→ DATASET EXTRACT:
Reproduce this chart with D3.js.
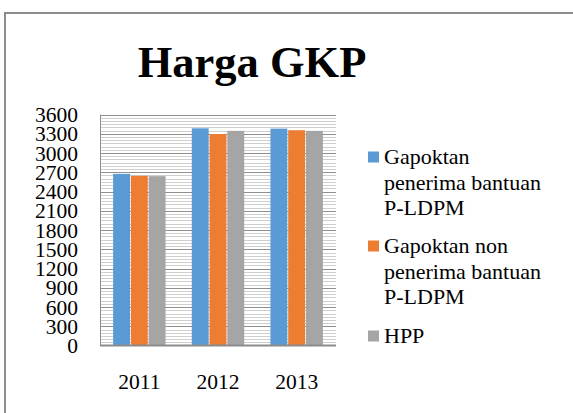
<!DOCTYPE html>
<html><head><meta charset="utf-8">
<script src="https://cdn.jsdelivr.net/npm/d3@7"></script>
<style>html,body{margin:0;padding:0;background:#fff;}svg{display:block;font-family:"Liberation Serif","Times New Roman",serif;}svg text{font-family:"Liberation Serif","Times New Roman",serif;}</style>
</head><body><svg id="c" width="573" height="413"></svg>
<script>
const years = ["2011", "2012", "2013"];
const seriesNames = [
  ["Gapoktan", "penerima bantuan", "P-LDPM"],
  ["Gapoktan non", "penerima bantuan", "P-LDPM"],
  ["HPP"]
];
const seriesKeys = ["s1", "s2", "s3"];
const penerima = [2675, 3385, 3380];
const nonPenerima = [2645, 3295, 3355];
const hpp = [2640, 3345, 3345];
const yTicks = [0, 300, 600, 900, 1200, 1500, 1800, 2100, 2400, 2700, 3000, 3300, 3600];
const colors = ["#5b9bd5", "#ed7d31", "#a5a5a5"];
const title = "Harga GKP";

const seriesVals = [penerima, nonPenerima, hpp];
const data = years.map((y, i) => ({year: y, vals: seriesKeys.map((k, j) => ({key: k, v: seriesVals[j][i], c: colors[j]}))}));

const svg = d3.select("#c");
const font = '"Liberation Serif","Times New Roman",serif';
svg.append("rect").attr("width", 573).attr("height", 413).attr("fill", "#fff");
svg.append("rect").attr("x", 5).attr("y", 13).attr("width", 700).attr("height", 600)
  .attr("fill", "none").attr("stroke", "#8c8c8c").attr("stroke-width", 2);

const L = 100, R = 336, T = 114.5, B = 345.6;
const y = d3.scaleLinear().domain([0, 3600]).range([B, T]);
const x = d3.scaleBand().domain(years).range([L, R]).paddingInner(1/3).paddingOuter(1/6);
const xs = d3.scaleBand().domain(seriesKeys).range([0, x.bandwidth()]).paddingInner(0.05);

// minor stripes
const minor = d3.range(0, 3601, 50).filter(v => v % 300 !== 0);
svg.append("g").selectAll("line").data(minor).join("line")
  .attr("x1", L).attr("x2", R).attr("y1", d => Math.round(y(d)) + 0.5).attr("y2", d => Math.round(y(d)) + 0.5)
  .attr("stroke", "#cfcfcf").attr("stroke-width", 1);
// major gridlines
svg.append("g").selectAll("line").data(yTicks.filter(v => v > 0)).join("line")
  .attr("x1", L).attr("x2", R).attr("y1", d => Math.round(y(d)) + 0.5).attr("y2", d => Math.round(y(d)) + 0.5)
  .attr("stroke", "#8f8f8f").attr("stroke-width", 1);
// left axis line
svg.append("line").attr("x1", L + 0.5).attr("x2", L + 0.5).attr("y1", T).attr("y2", B)
  .attr("stroke", "#8f8f8f").attr("stroke-width", 1);

// bars
const g = svg.append("g").selectAll("g").data(data).join("g")
  .attr("transform", d => `translate(${x(d.year)},0)`);
g.selectAll("rect").data(d => d.vals).join("rect")
  .attr("x", d => xs(d.key)).attr("width", xs.bandwidth())
  .attr("y", d => y(d.v)).attr("height", d => y(0) - y(d.v))
  .attr("fill", d => d.c);

// baseline
svg.append("line").attr("x1", L).attr("x2", R).attr("y1", B).attr("y2", B)
  .attr("stroke", "#8c8c8c").attr("stroke-width", 2);

// y axis labels
const yAxis = d3.axisLeft(y).tickValues(yTicks).tickFormat(d3.format("d")).tickSize(0).tickPadding(0);
const ya = svg.append("g").attr("transform", `translate(78,0)`).call(yAxis);
ya.attr("font-family", null).attr("font-size", null);
ya.select(".domain").remove();
ya.selectAll("text").style("font-family", font).style("font-size", "21.5px").attr("fill", "#000")
  .attr("dy", "0.33em");

// x axis labels
const xAxis = d3.axisBottom(x).tickSize(0).tickPadding(0);
const xa = svg.append("g").attr("transform", `translate(0,389)`).call(xAxis);
xa.attr("font-family", null).attr("font-size", null);
xa.select(".domain").remove();
xa.selectAll("text").style("font-family", font).style("font-size", "21.5px").attr("fill", "#000").attr("dy", 0);

// title
svg.append("text").attr("x", 252).attr("y", 77).attr("text-anchor", "middle")
  .style("font-family", font).style("font-weight", "bold").style("font-size", "44.5px").text(title);

// legend
const legTop = [164, 253, 343];
seriesNames.forEach((lines, i) => {
  svg.append("rect").attr("x", 368).attr("y", legTop[i] - 12.5).attr("width", 11).attr("height", 11).attr("fill", colors[i]);
  lines.forEach((t, k) => {
    svg.append("text").attr("x", 384).attr("y", legTop[i] + k * 25.5)
      .style("font-family", font).style("font-size", "22px").attr("fill", "#000").text(t);
  });
});
</script></body></html>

→ TASK GOAL:
Repeat the listing in full and exactly. Leave any pictures out.

→ COMPLETED TASK:
Reproduce this chart with D3.js.
<!DOCTYPE html>
<html><head><meta charset="utf-8">
<script src="https://cdn.jsdelivr.net/npm/d3@7"></script>
<style>html,body{margin:0;padding:0;background:#fff;}svg{display:block;font-family:"Liberation Serif","Times New Roman",serif;}svg text{font-family:"Liberation Serif","Times New Roman",serif;}</style>
</head><body><svg id="c" width="573" height="413"></svg>
<script>
const years = ["2011", "2012", "2013"];
const seriesNames = [
  ["Gapoktan", "penerima bantuan", "P-LDPM"],
  ["Gapoktan non", "penerima bantuan", "P-LDPM"],
  ["HPP"]
];
const seriesKeys = ["s1", "s2", "s3"];
const penerima = [2675, 3385, 3380];
const nonPenerima = [2645, 3295, 3355];
const hpp = [2640, 3345, 3345];
const yTicks = [0, 300, 600, 900, 1200, 1500, 1800, 2100, 2400, 2700, 3000, 3300, 3600];
const colors = ["#5b9bd5", "#ed7d31", "#a5a5a5"];
const title = "Harga GKP";

const seriesVals = [penerima, nonPenerima, hpp];
const data = years.map((y, i) => ({year: y, vals: seriesKeys.map((k, j) => ({key: k, v: seriesVals[j][i], c: colors[j]}))}));

const svg = d3.select("#c");
const font = '"Liberation Serif","Times New Roman",serif';
svg.append("rect").attr("width", 573).attr("height", 413).attr("fill", "#fff");
svg.append("rect").attr("x", 5).attr("y", 13).attr("width", 700).attr("height", 600)
  .attr("fill", "none").attr("stroke", "#8c8c8c").attr("stroke-width", 2);

const L = 100, R = 336, T = 114.5, B = 345.6;
const y = d3.scaleLinear().domain([0, 3600]).range([B, T]);
const x = d3.scaleBand().domain(years).range([L, R]).paddingInner(1/3).paddingOuter(1/6);
const xs = d3.scaleBand().domain(seriesKeys).range([0, x.bandwidth()]).paddingInner(0.05);

// minor stripes
const minor = d3.range(0, 3601, 50).filter(v => v % 300 !== 0);
svg.append("g").selectAll("line").data(minor).join("line")
  .attr("x1", L).attr("x2", R).attr("y1", d => Math.round(y(d)) + 0.5).attr("y2", d => Math.round(y(d)) + 0.5)
  .attr("stroke", "#cfcfcf").attr("stroke-width", 1);
// major gridlines
svg.append("g").selectAll("line").data(yTicks.filter(v => v > 0)).join("line")
  .attr("x1", L).attr("x2", R).attr("y1", d => Math.round(y(d)) + 0.5).attr("y2", d => Math.round(y(d)) + 0.5)
  .attr("stroke", "#8f8f8f").attr("stroke-width", 1);
// left axis line
svg.append("line").attr("x1", L + 0.5).attr("x2", L + 0.5).attr("y1", T).attr("y2", B)
  .attr("stroke", "#8f8f8f").attr("stroke-width", 1);

// bars
const g = svg.append("g").selectAll("g").data(data).join("g")
  .attr("transform", d => `translate(${x(d.year)},0)`);
g.selectAll("rect").data(d => d.vals).join("rect")
  .attr("x", d => xs(d.key)).attr("width", xs.bandwidth())
  .attr("y", d => y(d.v)).attr("height", d => y(0) - y(d.v))
  .attr("fill", d => d.c);

// baseline
svg.append("line").attr("x1", L).attr("x2", R).attr("y1", B).attr("y2", B)
  .attr("stroke", "#8c8c8c").attr("stroke-width", 2);

// y axis labels
const yAxis = d3.axisLeft(y).tickValues(yTicks).tickFormat(d3.format("d")).tickSize(0).tickPadding(0);
const ya = svg.append("g").attr("transform", `translate(78,0)`).call(yAxis);
ya.attr("font-family", null).attr("font-size", null);
ya.select(".domain").remove();
ya.selectAll("text").style("font-family", font).style("font-size", "21.5px").attr("fill", "#000")
  .attr("dy", "0.33em");

// x axis labels
const xAxis = d3.axisBottom(x).tickSize(0).tickPadding(0);
const xa = svg.append("g").attr("transform", `translate(0,389)`).call(xAxis);
xa.attr("font-family", null).attr("font-size", null);
xa.select(".domain").remove();
xa.selectAll("text").style("font-family", font).style("font-size", "21.5px").attr("fill", "#000").attr("dy", 0);

// title
svg.append("text").attr("x", 252).attr("y", 77).attr("text-anchor", "middle")
  .style("font-family", font).style("font-weight", "bold").style("font-size", "44.5px").text(title);

// legend
const legTop = [164, 253, 343];
seriesNames.forEach((lines, i) => {
  svg.append("rect").attr("x", 368).attr("y", legTop[i] - 12.5).attr("width", 11).attr("height", 11).attr("fill", colors[i]);
  lines.forEach((t, k) => {
    svg.append("text").attr("x", 384).attr("y", legTop[i] + k * 25.5)
      .style("font-family", font).style("font-size", "22px").attr("fill", "#000").text(t);
  });
});
</script></body></html>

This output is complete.